Web-crawling: Legal Issues


web crawler 2

Photo Credit: http://www.theallineed.com

In the era of Big Data, the repository of information which exists online and growing everyday is essential to building intelligent tools which can map and analyse the wealth of data available. Most developers rely on special software robots, called spiders, or bots to pull information from the world wide web. This process is termed as web-crawling.

A crawler or a bot is, in a nutshell, a program that visits web sites, reads their pages and other information in order to create entries for a search engine or data index. All the principal search engines use such a program, which is also known as a “spider” or a “bot”. Crawlers are typically programmed to visit sites that have been submitted by their owners as new or updated. Entire sites or specific pages can be selectively visited and indexed. Crawlers apparently gained the name because they crawl through a site a page at a time, following the links to other pages on the site until all pages have been read. Under the Standard for Robot Exclusion (SRE), crawlers are supposed to ask each server which files should be excluded from being indexed. In such a case, it does not go through firewalls and it employs a special algorithm for waiting between successive server requests so as to not affect response time for other users.
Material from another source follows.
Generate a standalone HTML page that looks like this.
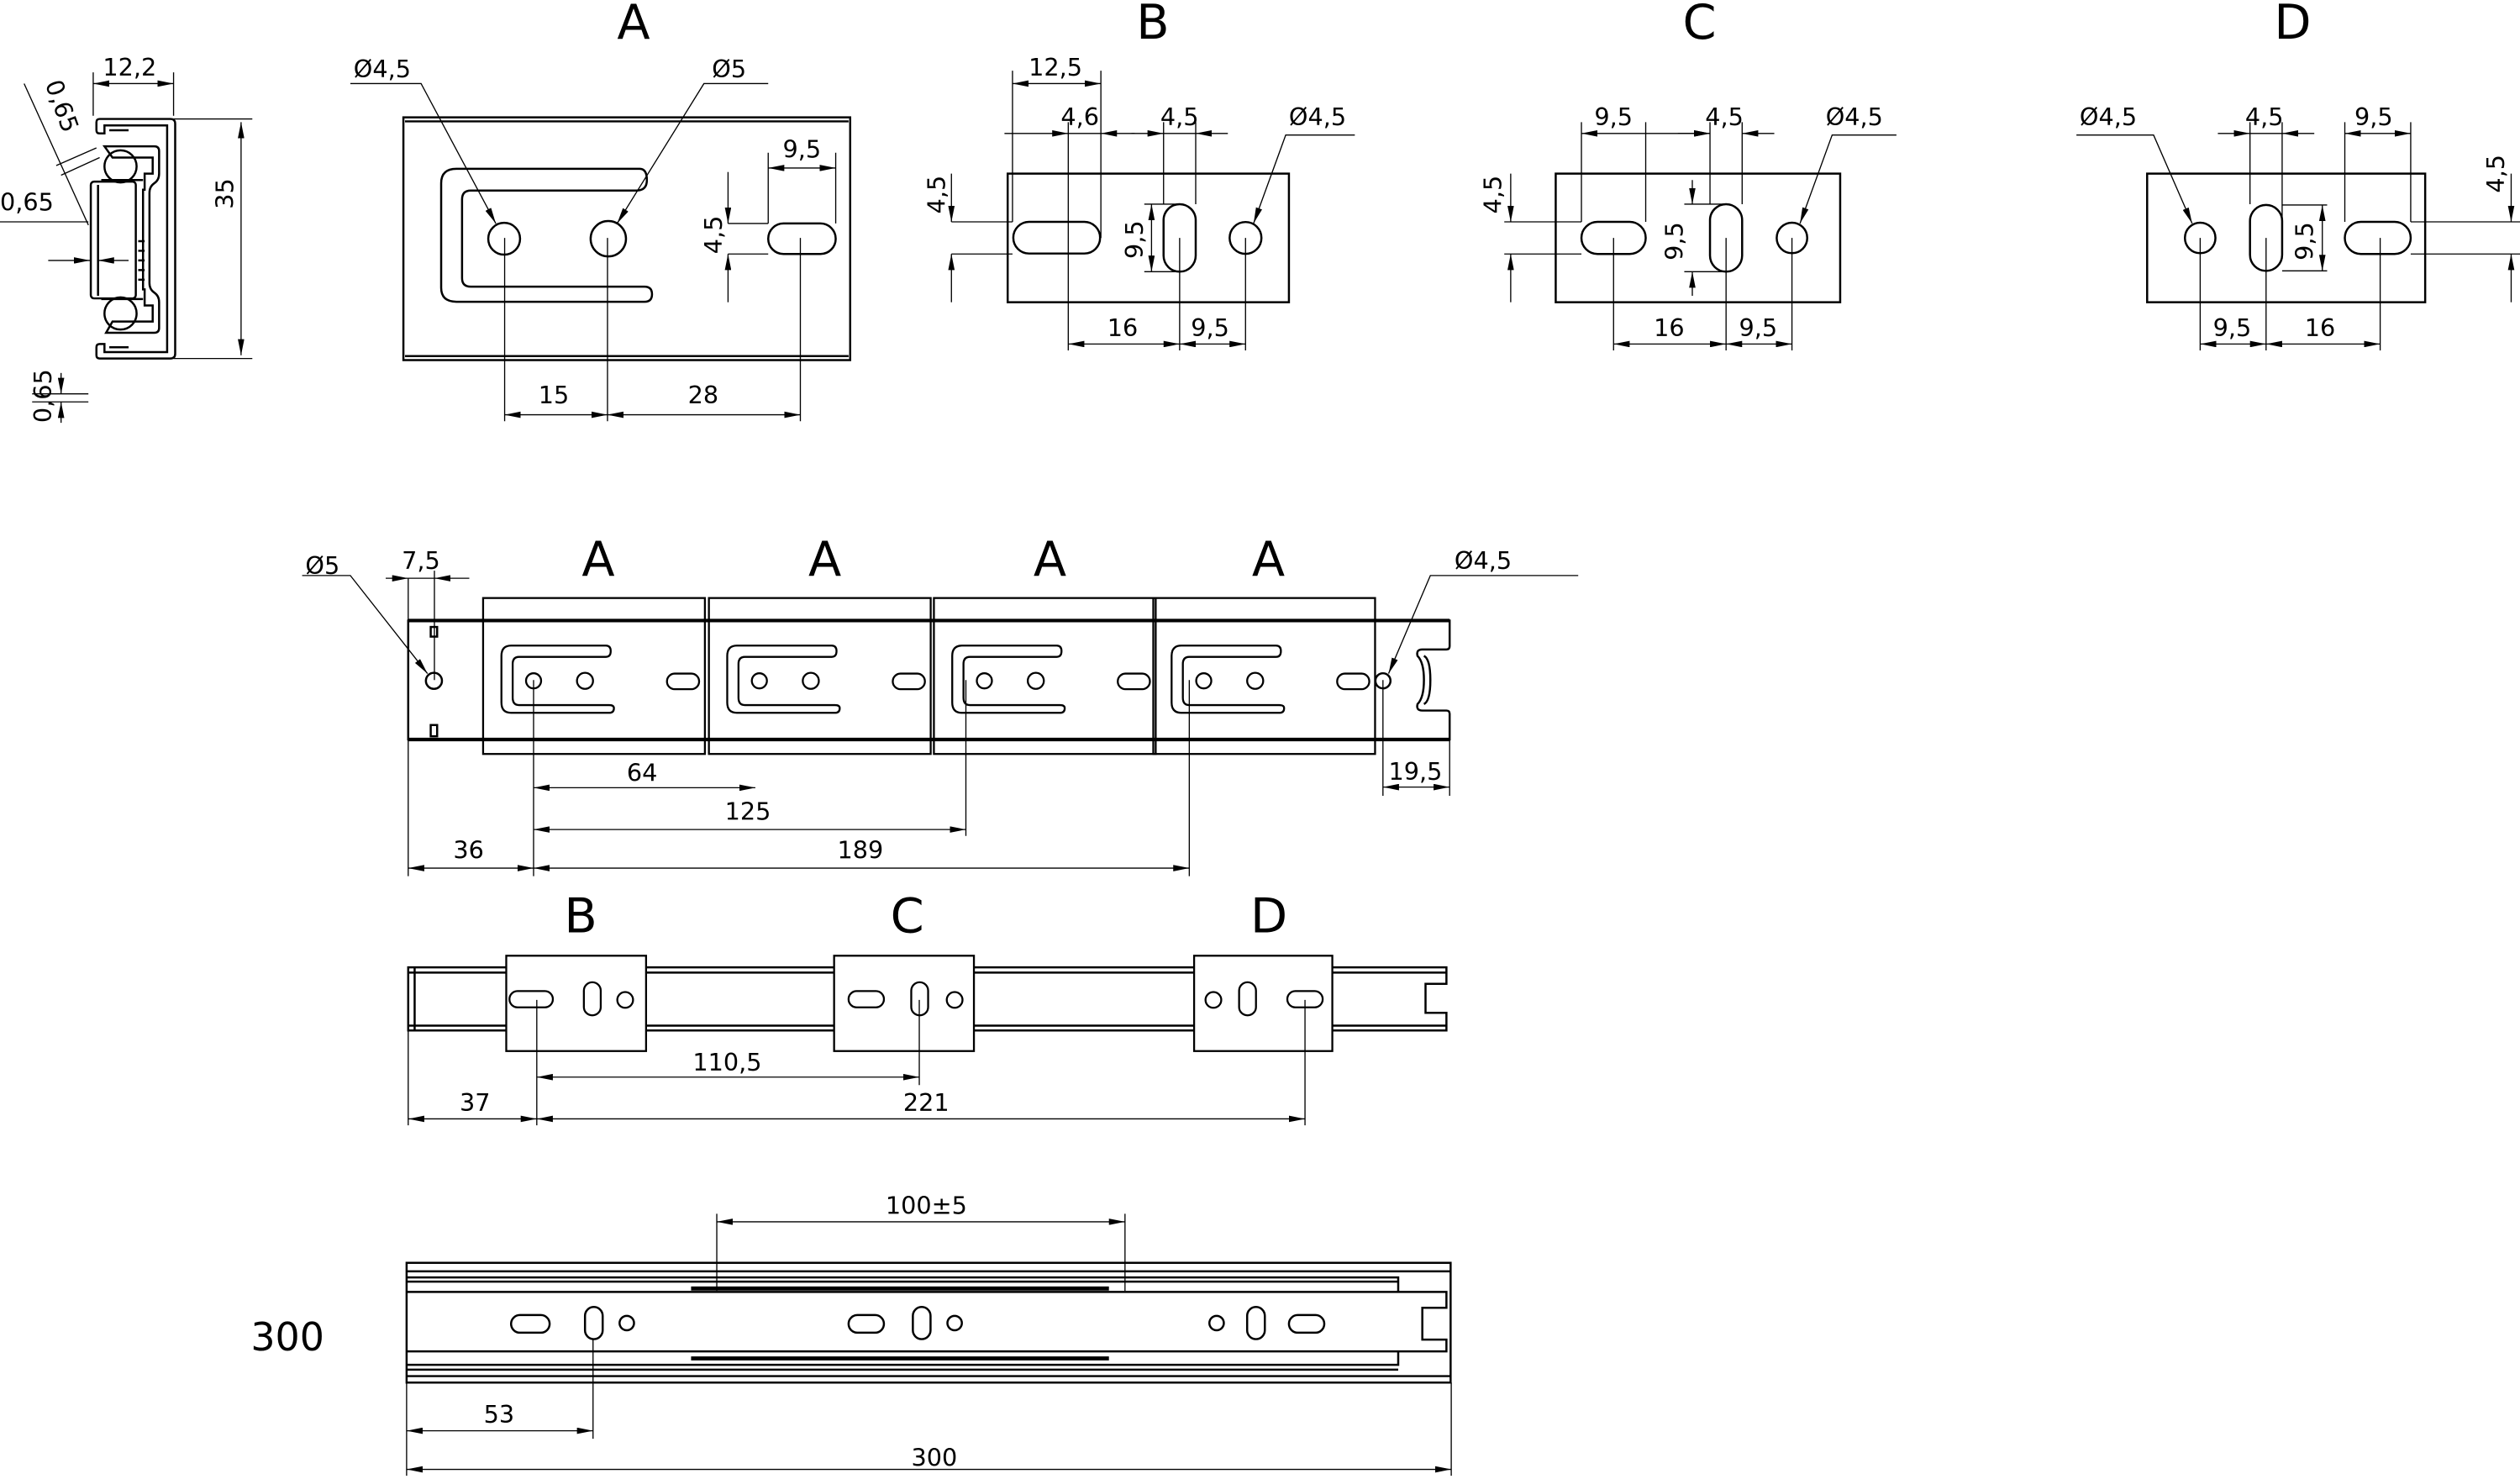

Web-crawlers or similar tools have been gathering online content for a long time now. The Internet Archive, a non-profit digital library which archives historical versions of publicly accessible web pages – has used web crawling tools since the mid-1990s. Currently, web-crawlers are used as tools to aggregate content of varying nature available online, often without the permission or involvement of the crawled website.

The conflict with regard to web-crawlers arises in the context of the interests of website owners who want to protect and profit from their content against the interests of those who seek to gather and use that content for other purposes.  In the recent past, web-crawling techniques have come  under the cloud of legal disputes arising from a multitude of theories, ranging from copyright infringement to breach of contract like the website terms of use, trespass to chattels, and specific statutes prohibiting unauthorized access to a computer system or website.

The most prominent of these theories is copyright infringement. The courts have looked at issues like whether the copying is momentary, whether the information extracted is factual, and the effect on the market value of the copyrighted material. If we look at the limited jurisprudence available in the domain of web-crawling, the fundamental factor whether the object of the copyright protection which is to secure a fair return for an author’s creative labour is be served by prohibiting the instances of web-crawling.

Another prominent theory under which web-crawling is challenged is breach of contract terms with respect to the terms of use for websites. These terms often prohibit access or use of the website by web crawlers or similar tools. Courts have recognized causes of action for breaches of contract based on the use of web crawling or scraping tools in violation of such provisions. Such cases have often depended on the precise language of the terms of use contract and it is difficult to postulate a general position of law from the case-laws.

The legal understanding relating to web crawling is still at a nascent stage with very limited jurisprudence or legislation on the subject. However, a holistic reading of the judgments and laws does suggest a few simple guidelines like the enforceability of the contractual provisions in place, whether the whole process can fall within the definition of ‘fair dealing’ and in what manner does it thwart the content creators’ interests. Another significant issue one may want to look at is whether the purported is prohibited under the Computer Fraud and Abuse Act which prohibits unauthorised access to a protected computer or server.